Resolving Entangled J(H-H)-Coupling Patterns for Steroidal Structure Determinations by NMR Spectroscopy

For decades, high-resolution (1)H NMR spectroscopy has been routinely utilized to analyze both naturally occurring steroid hormones and synthetic steroids, which play important roles in regulating physiological functions in humans. Because the (1)H signals are inevitably superimposed and entangled with various J(H–H) splitting patterns, such that the individual (1)H chemical shift and associated J(H–H) coupling identities are hardly resolved. Given this, applications of thess information for elucidating steroidal molecular structures and steroid/ligand interactions at the atomic level were largely restricted. To overcome, we devoted to unraveling the entangled J(H–H) splitting patterns of two similar steroidal compounds having fully unsaturated protons, i.e., androstanolone and epiandrosterone (denoted as 1 and 2, respectively), in which only hydroxyl and ketone substituents attached to C3 and C17 were interchanged.
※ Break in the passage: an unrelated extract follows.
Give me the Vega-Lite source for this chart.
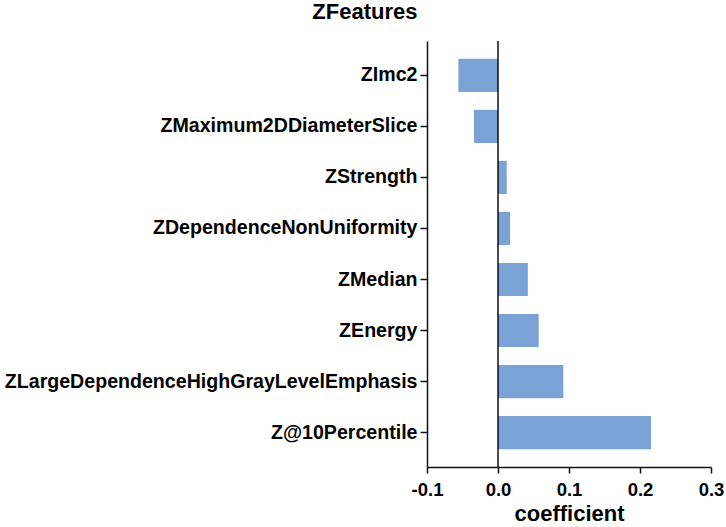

Here we demonstrated that the J(H–H) values deduced from 1 and 2 are universal and applicable to other steroids, such as testosterone, 3β, 21-dihydroxygregna-5-en-20-one, prednisolone, and estradiol. On the other hand, the (1)H chemical shifts may deviate substantially from sample to sample. In this communication, we propose a simple but novel scheme for resolving the complicate J(H–H) splitting patterns and (1)H chemical shifts, aiming for steroidal structure determinations.